Quantum State Preparation

State preparation algorithms are essential building blocks in quantum simulation and optimization. The present folder explores advanced quantum state preparation techniques, including adaptive variational eigensolvers and block-encoding–based Gibbs state generation. The examples emphasize both practical hybrid workflows and algorithmic primitives.

• ADAPT VQE - The Adaptive Derivative-Assembled Pseudo-Trotter Variational Quantum Eigensolver (ADAPT-VQE) is a variational hybrid algorithm. It constitutes an extension of the Variational Quantum Eigensolver (VQE) framework, constructing problem-specific solution in an adaptive manner. By increasing the number of measurements, the algorithms produces shallower circuit relative to the standard VQE algorithm.
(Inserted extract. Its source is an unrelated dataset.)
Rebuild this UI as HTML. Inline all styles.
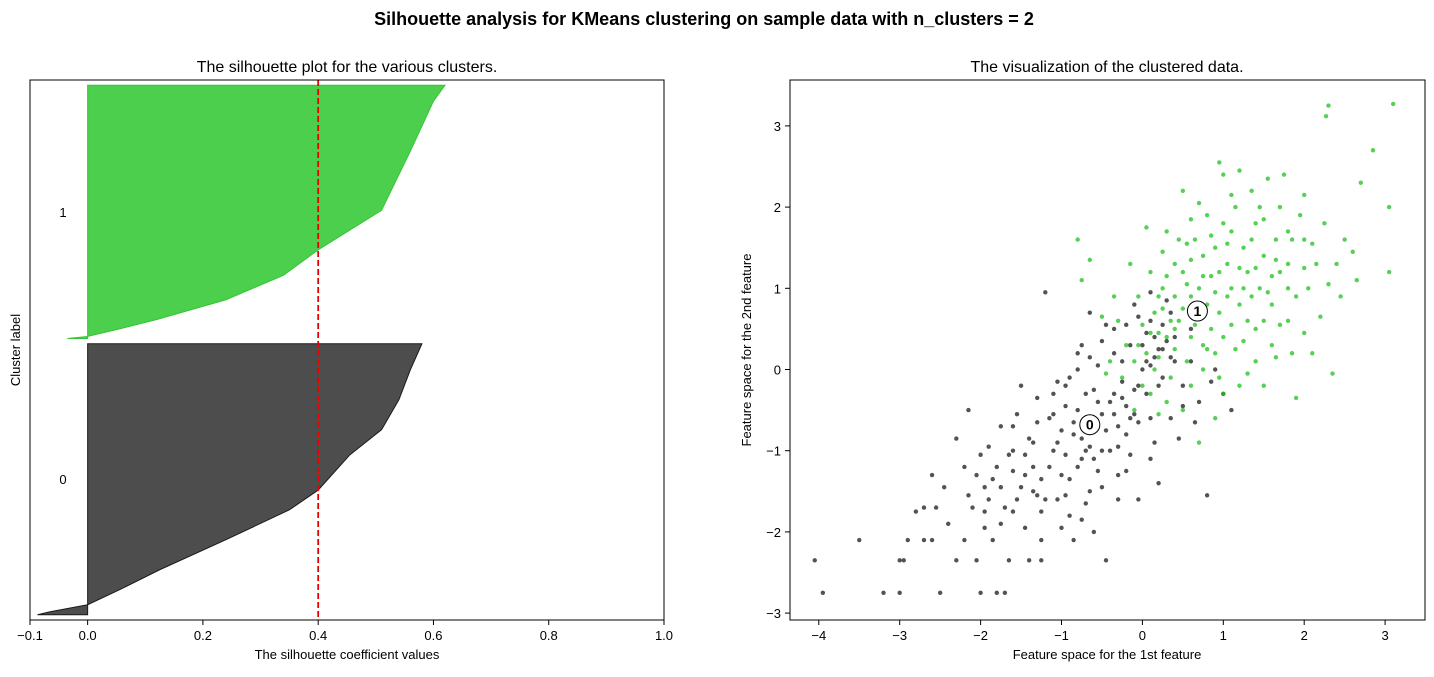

• Gibbs state preparation - An important quantum primitive employed as a subroutine in higher-level algorithms, including quantum methods for solving semidefinite programs, Boltzmann sampling, and Metropolis-type algorithms. The procedure prepares a quantum thermal (Gibbs) state by implementing a block-encoding of the Lindbladian superoperator, which generates the open-system dynamics of a quantum system coupled to a thermal bath. Applying this block-encoding effectively drives the initial state toward thermal equilibrium, thereby producing the corresponding Gibbs state. The implementation relies on an operator Fourier transform combined with mid-circuit weak measurements, leveraging the quantum Zeno effect to enhance runtime performance and improve overall algorithmic efficiency.